◆ What you need to do ◆
Give the data below again exactly as written, without its pictures.

◆ Collected data ◆
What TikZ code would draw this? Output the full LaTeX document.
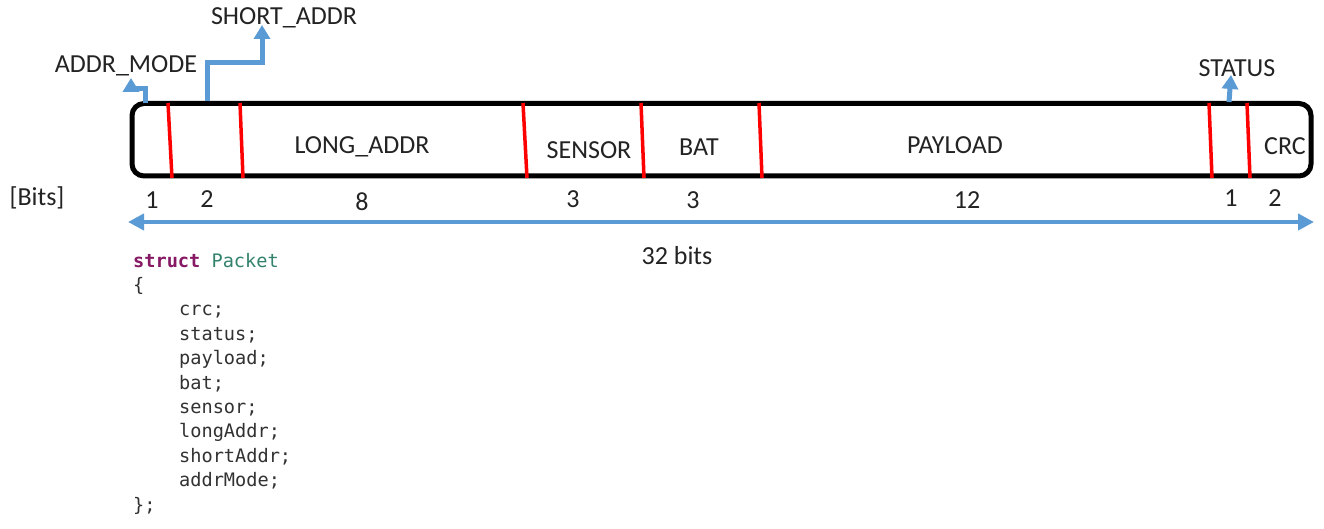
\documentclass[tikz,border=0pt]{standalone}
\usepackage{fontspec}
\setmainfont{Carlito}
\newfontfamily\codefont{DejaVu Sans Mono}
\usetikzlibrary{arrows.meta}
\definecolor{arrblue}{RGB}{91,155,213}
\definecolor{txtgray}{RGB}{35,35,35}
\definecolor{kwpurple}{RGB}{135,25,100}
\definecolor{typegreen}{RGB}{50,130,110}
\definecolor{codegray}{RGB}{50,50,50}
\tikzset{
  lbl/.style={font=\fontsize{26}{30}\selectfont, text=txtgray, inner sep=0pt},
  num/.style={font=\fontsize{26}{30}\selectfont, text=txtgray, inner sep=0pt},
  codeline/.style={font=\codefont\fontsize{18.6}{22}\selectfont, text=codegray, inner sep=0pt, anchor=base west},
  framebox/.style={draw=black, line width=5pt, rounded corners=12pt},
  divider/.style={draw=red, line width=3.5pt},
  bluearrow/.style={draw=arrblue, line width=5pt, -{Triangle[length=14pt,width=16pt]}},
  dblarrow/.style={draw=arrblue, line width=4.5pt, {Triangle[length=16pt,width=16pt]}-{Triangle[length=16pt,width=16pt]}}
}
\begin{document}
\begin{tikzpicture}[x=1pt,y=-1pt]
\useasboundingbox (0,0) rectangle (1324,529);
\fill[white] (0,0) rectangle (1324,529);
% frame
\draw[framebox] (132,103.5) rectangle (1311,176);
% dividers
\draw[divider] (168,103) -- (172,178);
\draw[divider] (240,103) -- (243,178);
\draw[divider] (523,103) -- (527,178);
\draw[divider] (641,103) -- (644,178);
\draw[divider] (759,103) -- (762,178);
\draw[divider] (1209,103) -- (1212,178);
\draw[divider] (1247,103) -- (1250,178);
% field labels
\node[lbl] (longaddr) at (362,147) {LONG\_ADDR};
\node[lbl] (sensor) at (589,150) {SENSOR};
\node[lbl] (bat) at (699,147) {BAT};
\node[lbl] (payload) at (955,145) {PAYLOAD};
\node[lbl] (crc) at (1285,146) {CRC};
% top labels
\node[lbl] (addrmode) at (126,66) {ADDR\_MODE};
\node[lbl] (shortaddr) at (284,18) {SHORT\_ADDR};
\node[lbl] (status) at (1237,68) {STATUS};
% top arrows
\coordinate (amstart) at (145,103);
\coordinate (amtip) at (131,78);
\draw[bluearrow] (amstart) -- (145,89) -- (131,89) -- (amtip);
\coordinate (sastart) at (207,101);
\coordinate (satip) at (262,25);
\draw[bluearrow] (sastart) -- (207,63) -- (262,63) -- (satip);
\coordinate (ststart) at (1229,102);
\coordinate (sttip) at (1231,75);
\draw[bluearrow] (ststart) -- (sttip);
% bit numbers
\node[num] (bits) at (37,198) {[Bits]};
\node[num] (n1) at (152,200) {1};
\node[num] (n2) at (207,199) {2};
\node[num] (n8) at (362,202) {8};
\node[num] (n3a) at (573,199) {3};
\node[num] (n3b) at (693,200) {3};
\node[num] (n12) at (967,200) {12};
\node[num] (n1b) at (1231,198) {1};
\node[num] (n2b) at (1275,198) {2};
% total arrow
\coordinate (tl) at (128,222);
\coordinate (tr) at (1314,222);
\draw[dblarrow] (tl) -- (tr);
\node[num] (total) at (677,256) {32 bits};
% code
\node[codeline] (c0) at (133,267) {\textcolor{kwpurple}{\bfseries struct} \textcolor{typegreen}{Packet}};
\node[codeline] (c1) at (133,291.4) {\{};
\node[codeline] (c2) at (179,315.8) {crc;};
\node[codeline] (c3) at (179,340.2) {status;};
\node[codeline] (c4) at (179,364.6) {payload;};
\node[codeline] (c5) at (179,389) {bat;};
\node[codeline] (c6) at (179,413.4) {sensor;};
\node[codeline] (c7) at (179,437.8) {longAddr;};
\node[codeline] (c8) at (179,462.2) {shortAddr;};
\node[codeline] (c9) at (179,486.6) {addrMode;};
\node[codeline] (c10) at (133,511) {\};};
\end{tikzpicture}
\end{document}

◆ The completed task ◆
What TikZ code would draw this? Output the full LaTeX document.
\documentclass[tikz,border=0pt]{standalone}
\usepackage{fontspec}
\setmainfont{Carlito}
\newfontfamily\codefont{DejaVu Sans Mono}
\usetikzlibrary{arrows.meta}
\definecolor{arrblue}{RGB}{91,155,213}
\definecolor{txtgray}{RGB}{35,35,35}
\definecolor{kwpurple}{RGB}{135,25,100}
\definecolor{typegreen}{RGB}{50,130,110}
\definecolor{codegray}{RGB}{50,50,50}
\tikzset{
  lbl/.style={font=\fontsize{26}{30}\selectfont, text=txtgray, inner sep=0pt},
  num/.style={font=\fontsize{26}{30}\selectfont, text=txtgray, inner sep=0pt},
  codeline/.style={font=\codefont\fontsize{18.6}{22}\selectfont, text=codegray, inner sep=0pt, anchor=base west},
  framebox/.style={draw=black, line width=5pt, rounded corners=12pt},
  divider/.style={draw=red, line width=3.5pt},
  bluearrow/.style={draw=arrblue, line width=5pt, -{Triangle[length=14pt,width=16pt]}},
  dblarrow/.style={draw=arrblue, line width=4.5pt, {Triangle[length=16pt,width=16pt]}-{Triangle[length=16pt,width=16pt]}}
}
\begin{document}
\begin{tikzpicture}[x=1pt,y=-1pt]
\useasboundingbox (0,0) rectangle (1324,529);
\fill[white] (0,0) rectangle (1324,529);
% frame
\draw[framebox] (132,103.5) rectangle (1311,176);
% dividers
\draw[divider] (168,103) -- (172,178);
\draw[divider] (240,103) -- (243,178);
\draw[divider] (523,103) -- (527,178);
\draw[divider] (641,103) -- (644,178);
\draw[divider] (759,103) -- (762,178);
\draw[divider] (1209,103) -- (1212,178);
\draw[divider] (1247,103) -- (1250,178);
% field labels
\node[lbl] (longaddr) at (362,147) {LONG\_ADDR};
\node[lbl] (sensor) at (589,150) {SENSOR};
\node[lbl] (bat) at (699,147) {BAT};
\node[lbl] (payload) at (955,145) {PAYLOAD};
\node[lbl] (crc) at (1285,146) {CRC};
% top labels
\node[lbl] (addrmode) at (126,66) {ADDR\_MODE};
\node[lbl] (shortaddr) at (284,18) {SHORT\_ADDR};
\node[lbl] (status) at (1237,68) {STATUS};
% top arrows
\coordinate (amstart) at (145,103);
\coordinate (amtip) at (131,78);
\draw[bluearrow] (amstart) -- (145,89) -- (131,89) -- (amtip);
\coordinate (sastart) at (207,101);
\coordinate (satip) at (262,25);
\draw[bluearrow] (sastart) -- (207,63) -- (262,63) -- (satip);
\coordinate (ststart) at (1229,102);
\coordinate (sttip) at (1231,75);
\draw[bluearrow] (ststart) -- (sttip);
% bit numbers
\node[num] (bits) at (37,198) {[Bits]};
\node[num] (n1) at (152,200) {1};
\node[num] (n2) at (207,199) {2};
\node[num] (n8) at (362,202) {8};
\node[num] (n3a) at (573,199) {3};
\node[num] (n3b) at (693,200) {3};
\node[num] (n12) at (967,200) {12};
\node[num] (n1b) at (1231,198) {1};
\node[num] (n2b) at (1275,198) {2};
% total arrow
\coordinate (tl) at (128,222);
\coordinate (tr) at (1314,222);
\draw[dblarrow] (tl) -- (tr);
\node[num] (total) at (677,256) {32 bits};
% code
\node[codeline] (c0) at (133,267) {\textcolor{kwpurple}{\bfseries struct} \textcolor{typegreen}{Packet}};
\node[codeline] (c1) at (133,291.4) {\{};
\node[codeline] (c2) at (179,315.8) {crc;};
\node[codeline] (c3) at (179,340.2) {status;};
\node[codeline] (c4) at (179,364.6) {payload;};
\node[codeline] (c5) at (179,389) {bat;};
\node[codeline] (c6) at (179,413.4) {sensor;};
\node[codeline] (c7) at (179,437.8) {longAddr;};
\node[codeline] (c8) at (179,462.2) {shortAddr;};
\node[codeline] (c9) at (179,486.6) {addrMode;};
\node[codeline] (c10) at (133,511) {\};};
\end{tikzpicture}
\end{document}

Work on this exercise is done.